Perspective and Your Resolutions
The New Year is here. Do you want a positive or a negative start to it? That’s your choice. I vote positive; I think you deserve it. However, society and our own personal emotional and thought programs may not feel the same way. If you’re the type to make resolutions, I can imagine the internal pressures and the external pressures you might be feeling are mounting. The mounting pressures probably make you want to use this day to fix yourself. Before you give in to those pressures, though, let’s look at this opportunity in the light of perspective.
Here is the perspective I usually see: you think, or society says, that you are broken or incomplete and need to fix yourself. So you make your New Year’s beginning the same as all the others you’ve experienced—start with a promise to change the brokenness that you don’t like. Then you fuel that change with a burst of emotional energy, self-deprecation, or even depression. You further stack the negative emotions up in a mountain that you call “inspiration” and jump off it. Only to finally fall to your self-inflicted punishment of shame and negative feelings because, once again, you failed.
The time to heap self-punishment and suffering upon yourself is upon you once the failure has happened. Start with feeling that you’re not good enough—you could not even measure up to your own goals. Add to it that you couldn’t muster the same level of “inspiration” on day seven that you had on New Year’s Day. Finally, punish yourself for giving up.
That New Year’s punishment makes your life better. Doesn’t it?
In Contrast
In contrast, here’s the perspective I prefer to see; it’s a positive beginning. Start the New Year with the view of Joy, Peace, and Contentment. Choose to have compassion for yourself and enjoy all the positive emotions that come with that. Take this chance for improvement and actually improve yourself. Are you interested?
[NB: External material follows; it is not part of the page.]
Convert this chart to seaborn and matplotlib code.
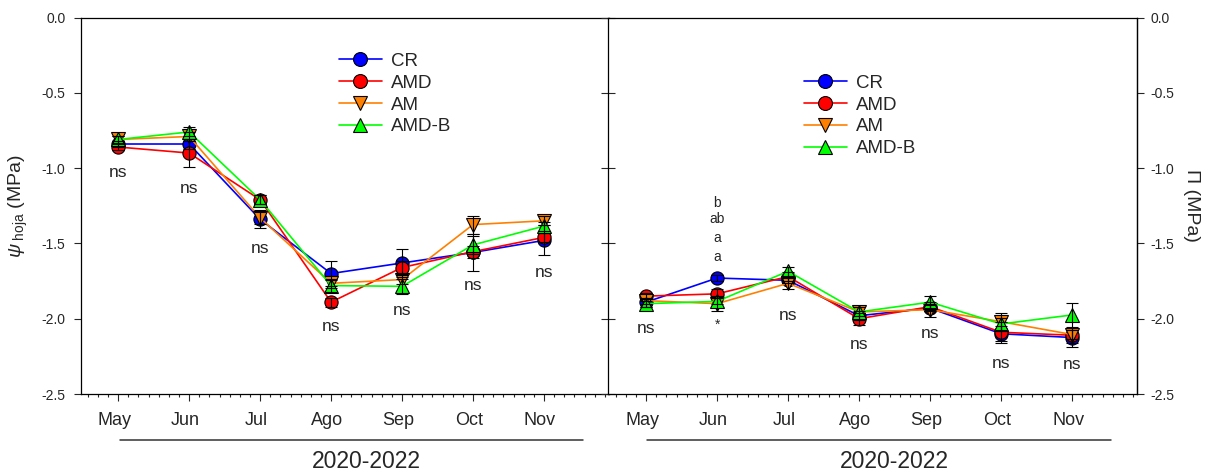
import numpy as np
import pandas as pd
import matplotlib
matplotlib.use('Agg')
import matplotlib.pyplot as plt
import matplotlib.transforms as mtrans
from matplotlib.lines import Line2D
from matplotlib.ticker import MultipleLocator, FormatStrFormatter
import seaborn as sns

#%%
# Datos
meses = ['May', 'Jun', 'Jul', 'Ago', 'Sep', 'Oct', 'Nov']
tratamientos = ['CR', 'AMD', 'AM', 'AMD-B']

# potencial hidrico foliar (MPa)
psi_cr = [-0.84, -0.84, -1.34, -1.70, -1.63, -1.56, -1.48]
psi_amd = [-0.86, -0.90, -1.21, -1.89, -1.66, -1.555, -1.46]
psi_am = [-0.81, -0.79, -1.33, -1.765, -1.74, -1.375, -1.35]
psi_amdb = [-0.81, -0.76, -1.21, -1.78, -1.785, -1.51, -1.385]

psi_cr_err = [0.02, 0.03, 0.06, 0.08, 0.09, 0.12, 0.10]
psi_amd_err = [0.02, 0.09, 0.03, 0.03, 0.04, 0.04, 0.03]
psi_am_err = [0.02, 0.03, 0.04, 0.03, 0.03, 0.06, 0.03]
psi_amdb_err = [0.02, 0.03, 0.03, 0.04, 0.05, 0.06, 0.03]

# potencial osmotico (MPa)
pi_cr = [-1.89, -1.73, -1.745, -1.98, -1.93, -2.10, -2.125]
pi_amd = [-1.85, -1.835, -1.72, -2.00, -1.92, -2.09, -2.11]
pi_am = [-1.88, -1.90, -1.765, -1.955, -1.94, -2.02, -2.105]
pi_amdb = [-1.90, -1.885, -1.685, -1.955, -1.89, -2.035, -1.975]

pi_cr_err = [0.03, 0.02, 0.02, 0.03, 0.02, 0.05, 0.06]
pi_amd_err = [0.02, 0.03, 0.03, 0.04, 0.02, 0.07, 0.05]
pi_am_err = [0.02, 0.05, 0.04, 0.03, 0.05, 0.06, 0.03]
pi_amdb_err = [0.02, 0.02, 0.03, 0.03, 0.04, 0.04, 0.08]

# anotaciones de significancia
psi_sig = ['ns'] * 7
psi_sig_y = [-1.026, -1.133, -1.531, -2.055, -1.943, -1.777, -1.69]
pi_sig = ['ns', '*', 'ns', 'ns', 'ns', 'ns', 'ns']
pi_sig_y = [-2.064, -2.04, -1.976, -2.17, -2.097, -2.296, -2.307]
pi_letras = ['b', 'ab', 'a', 'a']
pi_letras_y = [-1.234, -1.340, -1.462, -1.589]

colores = {'CR': '#0000FF', 'AMD': '#FF0000', 'AM': '#FF8000', 'AMD-B': '#00FF00'}
marcadores = {'CR': 'o', 'AMD': 'o', 'AM': 'v', 'AMD-B': '^'}

#%%
# Estilo
sns.set_style('ticks')
plt.rcParams['font.family'] = ['Liberation Sans', 'DejaVu Sans']
plt.rcParams['axes.unicode_minus'] = False
plt.rcParams['mathtext.fontset'] = 'custom'
plt.rcParams['mathtext.rm'] = 'Liberation Sans'
plt.rcParams['mathtext.it'] = 'Liberation Sans:italic'


def tabla(series):
    filas = []
    for trat, vals in zip(tratamientos, series):
        for mes, v in zip(meses, vals):
            filas.append({'mes': mes, 'valor': v, 'trat': trat})
    return pd.DataFrame(filas)


def panel(ax, series, errores):
    df = tabla(series)
    sns.lineplot(data=df, x='mes', y='valor', hue='trat', style='trat',
                 hue_order=tratamientos, style_order=tratamientos,
                 palette=colores, markers=marcadores, dashes=False,
                 markersize=9.5, markeredgecolor='black', markeredgewidth=0.8,
                 linewidth=1.2, sort=False, errorbar=None, legend=False, ax=ax)
    for vals, err in zip(series, errores):
        ax.errorbar(meses, vals, yerr=err, fmt='none', ecolor='black',
                    elinewidth=0.8, capsize=4, capthick=0.8, zorder=4)
    ax.set_xlim(-0.53, 6.91)
    ax.set_ylim(-2.5, 0.0)
    ax.set_xticks(range(len(meses)))
    ax.set_xticklabels(meses, fontsize=13)
    ax.xaxis.set_minor_locator(MultipleLocator(1 / 7))
    ax.tick_params(axis='x', which='major', direction='out', length=5,
                   width=0.8, pad=8)
    ax.tick_params(axis='x', which='minor', direction='out', length=2.5,
                   width=0.8)
    ax.set_yticks(np.arange(-2.5, 0.01, 0.5))
    ax.yaxis.set_major_formatter(FormatStrFormatter('%.1f'))
    ax.set_xlabel('')
    ax.set_ylabel('')
    for s in ax.spines.values():
        s.set_linewidth(0.9)
        s.set_color('black')
    off = mtrans.ScaledTranslation(-4 / 100, 0, ax.figure.dpi_scale_trans)
    for lab in ax.get_xticklabels():
        lab.set_transform(lab.get_transform() + off)
    # linea y periodo bajo el eje
    ax.plot([0.02, 6.55], [-0.122, -0.122], transform=ax.get_xaxis_transform(),
            clip_on=False, color='#333333', lw=1.1)
    ax.text(3.5, -0.18, '2020-2022', transform=ax.get_xaxis_transform(),
            ha='center', va='center', fontsize=16.5)


def leyenda(ax, x, y):
    handles = [Line2D([], [], color=colores[t], marker=marcadores[t],
                      markersize=10, markeredgecolor='black',
                      markeredgewidth=0.8, lw=1.2) for t in tratamientos]
    ax.legend(handles, tratamientos, loc='upper left', bbox_to_anchor=(x, y),
              frameon=False, fontsize=13.5, handlelength=2.3,
              handletextpad=0.5, labelspacing=0.25, borderpad=0,
              borderaxespad=0)


#%%
fig = plt.figure(figsize=(12.13, 4.73), dpi=100)
ax1 = fig.add_axes([0.0664, 0.167, 0.4353, 0.796])
ax2 = fig.add_axes([0.5016, 0.167, 0.4355, 0.796])

panel(ax1, [psi_cr, psi_amd, psi_am, psi_amdb],
      [psi_cr_err, psi_amd_err, psi_am_err, psi_amdb_err])
panel(ax2, [pi_cr, pi_amd, pi_am, pi_amdb],
      [pi_cr_err, pi_amd_err, pi_am_err, pi_amdb_err])

# eje y izquierdo
ax1.tick_params(axis='y', direction='out', length=5, width=0.8, pad=6,
                labelsize=10)
ax1.set_ylabel(r'$\mathit{\psi}_{\ \mathrm{hoja}}$ (MPa)', fontsize=14,
               labelpad=8)

# divisor y eje derecho
ax2.tick_params(axis='y', direction='inout', length=10, width=0.8,
                labelleft=False)
sec = ax2.secondary_yaxis('right')
sec.set_yticks(np.arange(-2.5, 0.01, 0.5))
sec.yaxis.set_major_formatter(FormatStrFormatter('%.1f'))
sec.tick_params(axis='y', direction='out', length=5, width=0.8, pad=5,
                labelsize=10)
sec.spines['right'].set_linewidth(0.9)
sec.set_ylabel('Π (MPa)', fontsize=14, rotation=270, labelpad=18)

for i, (t, y) in enumerate(zip(psi_sig, psi_sig_y)):
    ax1.text(i, y, t, ha='center', va='center', fontsize=12.5)
for i, (t, y) in enumerate(zip(pi_sig, pi_sig_y)):
    ax2.text(i, y, t, ha='center', va='center',
             fontsize=12.5 if t == 'ns' else 10)
for t, y in zip(pi_letras, pi_letras_y):
    ax2.text(1, y, t, ha='center', va='center', fontsize=10)

leyenda(ax1, 0.4886, 0.906)
leyenda(ax2, 0.370, 0.848)

fig.savefig('out.png', dpi=100)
Make One Resolution You Can Accomplish Tomorrow
Here’s how. Make one resolution you can accomplish tomorrow and the next day, and the next. Allow this single resolution to be a small gift to yourself. Make it realistic. Make it just enough effort so that you feel a small sense of accomplishment when you succeed in it. Make it something you authentically want. For instance, if you want to lose weight, make your resolution to lose half a pound or part of a kilogram in the next week. If you want to exercise more, start with only five minutes per day. Set a small goal that you can achieve instead of an enormous goal at which you’re unlikely to succeed. When you accomplish your small goal, reward yourself by saying out loud (this is very important), “You rock,” or “Good job,” or “You’re awesome.” It’s okay to feel good about succeeding!
Now that you’ve started to see perspective through your success.
Take a moment to learn about yourself. Examine your mind and heart. What do you really, Really, REALLY really want? For instance, do you want actually to lose weight and be healthier, or do you want to think you are healthier, even though you aren’t?
There is a subtle but essential difference between the two. We usually have to acknowledge our true motivations before we can make real progress on our desires. We have to deal with the reality of what we want versus the thoughts about what we want.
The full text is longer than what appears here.